There wasn't much fanfare to the new Courthouse Park statue's unveiling.
Dexter, Mo., sculptor Alan Gibson yanked off a black piece of cloth Friday in front of a small audience of Cape Girardeau County officials and a few curious bystanders. There it was: the Union soldier, an exact replica of the one erected in 1911.
The old statue, made of cast iron and purchased by the Women's Relief Corps, was smashed to smithereens by an oak tree limb on May 12. In June, the county handed the pieces to Gibson, who assured officials he could replicate the statue. They said they were doubtful.
Gibson painstakingly matched 200 pieces together. He used them to make a rubber mold, then he cast the statue in polyester resin, coated it in bronze and chemically aged it.
The results astounded those who attended the unveiling at the park, which surrounds the Common Pleas Courthouse in downtown Cape Girardeau.
"It is beautiful," said Donna Burk, administrative assistant to the county commission. "I am amazed. I can't believe the job he did, and the neatest part is that he volunteered for this."
Several onlookers posed for pictures with the soldier while others watched from shaded benches.
"This is an element of history for Cape Girardeau, and it's appropriate we be here to honor this moment," said Dr. Fred Goodwin, a retired dean at Southeast Missouri State University, sitting under the oak that caused the disaster.
County workers helped Gibson put a makeshift harness around the statue, then it was lifted with a bucket truck. Gibson shimmied up some scaffolding to help ease his creation into place above a fountain. It faces southwest, which is the way the old statue faced, Gibson assured onlookers. The statue was bolted into place.
He took some artistic liberties with the replica. The old soldier didn't have feet, just ankles that went straight into the pedestal. The new one has boots.
It also has a plastic tube inside containing Wednesday's Southeast Missourian and an article about Gibson that ran in The Daily Statesman of Dexter, Mo.

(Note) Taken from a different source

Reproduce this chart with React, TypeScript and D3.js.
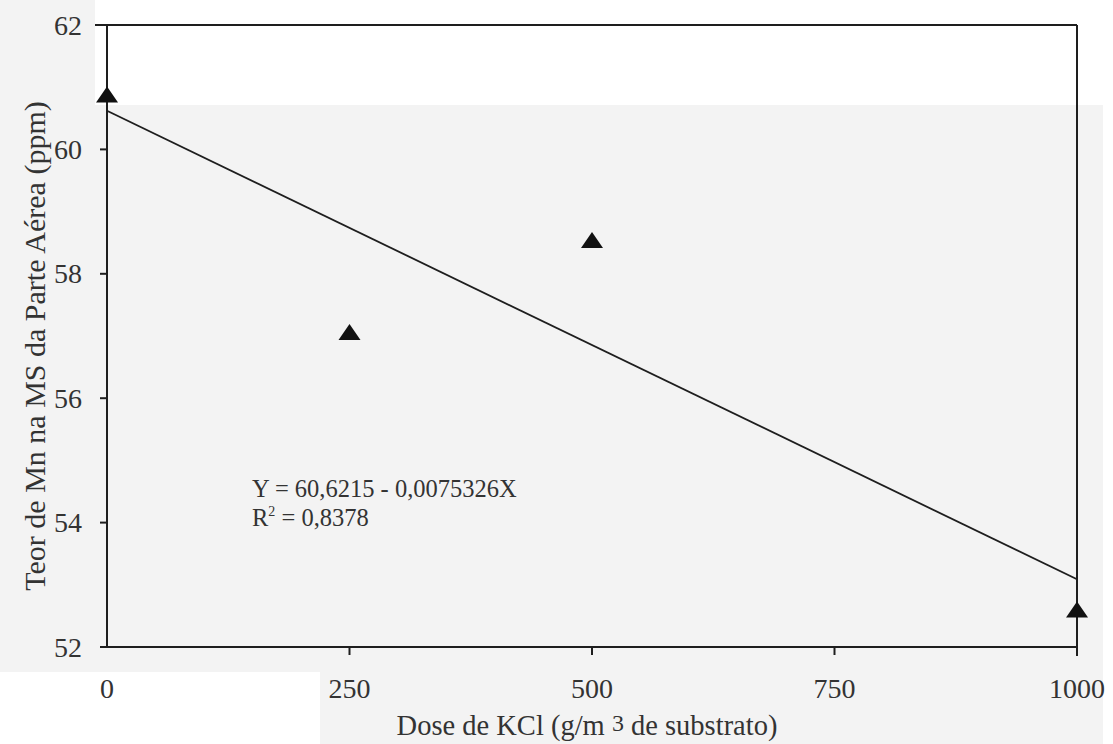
import React from "react";
import * as d3 from "d3";

// KCl dose (g/m³ of substrate) and measured Mn content (ppm)
const doses = [0, 250, 500, 1000];
const mnContent = [60.84, 57.02, 58.5, 52.56];

// Fitted linear regression
const intercept = 60.6215;
const slope = -0.0075326;
const equationLabel = "Y = 60,6215 - 0,0075326X";
const r2Label = "0,8378";

const xTicks = [0, 250, 500, 750, 1000];
const yTicks = [52, 54, 56, 58, 60, 62];

const W = 1113;
const H = 744;
const margin = { left: 107, right: 1077, top: 25, bottom: 647 };

export default function App() {
  const x = d3.scaleLinear().domain([0, 1000]).range([margin.left, margin.right]);
  const y = d3.scaleLinear().domain([52, 62]).range([margin.bottom, margin.top]);

  const fit = d3
    .line<number>()
    .x((d) => x(d))
    .y((d) => y(intercept + slope * d));

  const tri = (cx: number, cy: number) => {
    const w = 11;
    const h = 16;
    return `M${cx},${cy - (2 * h) / 3}L${cx + w},${cy + h / 3}L${cx - w},${cy + h / 3}Z`;
  };

  const ink = "#1e1e1e";
  const textInk = "#333";
  const font = "Liberation Serif, DejaVu Serif, serif";

  return (
    <svg
      width={W}
      height={H}
      style={{ position: "absolute", left: 0, top: 0, display: "block", fontFamily: font }}
    >
      <rect x={0} y={0} width={W} height={H} fill="#ffffff" />
      <rect x={0} y={0} width={1103} height={H} fill="#f3f3f3" />
      <rect x={95} y={0} width={1008} height={105} fill="#ffffff" />
      <rect x={0} y={672} width={320} height={72} fill="#ffffff" />

      {/* frame: left axis, bottom axis, top and right borders */}
      <line x1={margin.left} x2={margin.left} y1={margin.top} y2={margin.bottom} stroke={ink} strokeWidth={2} />
      <line x1={95} x2={margin.right} y1={margin.top} y2={margin.top} stroke={ink} strokeWidth={2} />
      <line x1={margin.right} x2={margin.right} y1={margin.top} y2={margin.bottom + 9} stroke={ink} strokeWidth={2} />
      <line x1={margin.left - 7} x2={margin.right} y1={margin.bottom} y2={margin.bottom} stroke={ink} strokeWidth={2} />

      {/* y ticks */}
      {yTicks.map((t) => (
        <g key={`y${t}`}>
          <line x1={margin.left - 7} x2={margin.left} y1={y(t)} y2={y(t)} stroke={ink} strokeWidth={2} />
          <text x={82} y={y(t)} dy="0.34em" textAnchor="end" fontSize={28} fill={textInk}>
            {t}
          </text>
        </g>
      ))}

      {/* x ticks */}
      {xTicks.map((t) => (
        <g key={`x${t}`}>
          {t > 0 && (
            <line x1={x(t)} x2={x(t)} y1={margin.bottom} y2={margin.bottom + 8} stroke={ink} strokeWidth={2} />
          )}
          <text x={x(t)} y={698} textAnchor="middle" fontSize={28} fill={textInk}>
            {t}
          </text>
        </g>
      ))}

      {/* regression line */}
      <path d={fit([0, 1000]) ?? ""} fill="none" stroke={ink} strokeWidth={1.8} />

      {/* observed points */}
      {doses.map((d, i) => (
        <path key={`p${i}`} d={tri(x(d), y(mnContent[i]))} fill="#111" />
      ))}

      {/* equation */}
      <text x={252} y={497} fontSize={24.5} fill={textInk}>
        {equationLabel}
      </text>
      <text x={252} y={526} fontSize={24.5} fill={textInk}>
        R<tspan dy={-10} fontSize={14}>2</tspan>
        <tspan dy={10}> = {r2Label}</tspan>
      </text>

      {/* axis titles */}
      <text x={587} y={735} textAnchor="middle" fontSize={28.5} fill={textInk}>
        Dose de KCl (g/m <tspan fontSize={24} dy={-4}>3</tspan>
        <tspan dy={4}> de substrato)</tspan>
      </text>
      <text
        transform={`translate(45,346) rotate(-90)`}
        textAnchor="middle"
        fontSize={30}
        fill={textInk}
      >
        Teor de Mn na MS da Parte Aérea (ppm)
      </text>
    </svg>
  );
}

"Another tree will have to smash this statue if people want to get that out," Gibson joked.
Don McQuay, county building and grounds superintendent, said workers will paint the fountain to match the statue's color and then turn the water back on. He didn't have a date for the painting work.
County Commissioner Joe Gambill said 75 percent of the $13,200 bill for the statue will be paid by Federal Emergency Management Agency disaster relief funds, with another 10 percent covered by State Emergency Management Agency funds. He said the initial cracks to the structure occurred when the limb hit it during May 6 severe weather that rumbled through Cape Girardeau County. The statue didn't crumble until six days later.
The old statue may be fully put back together and placed inside the Common Pleas Courthouse, Gibson said.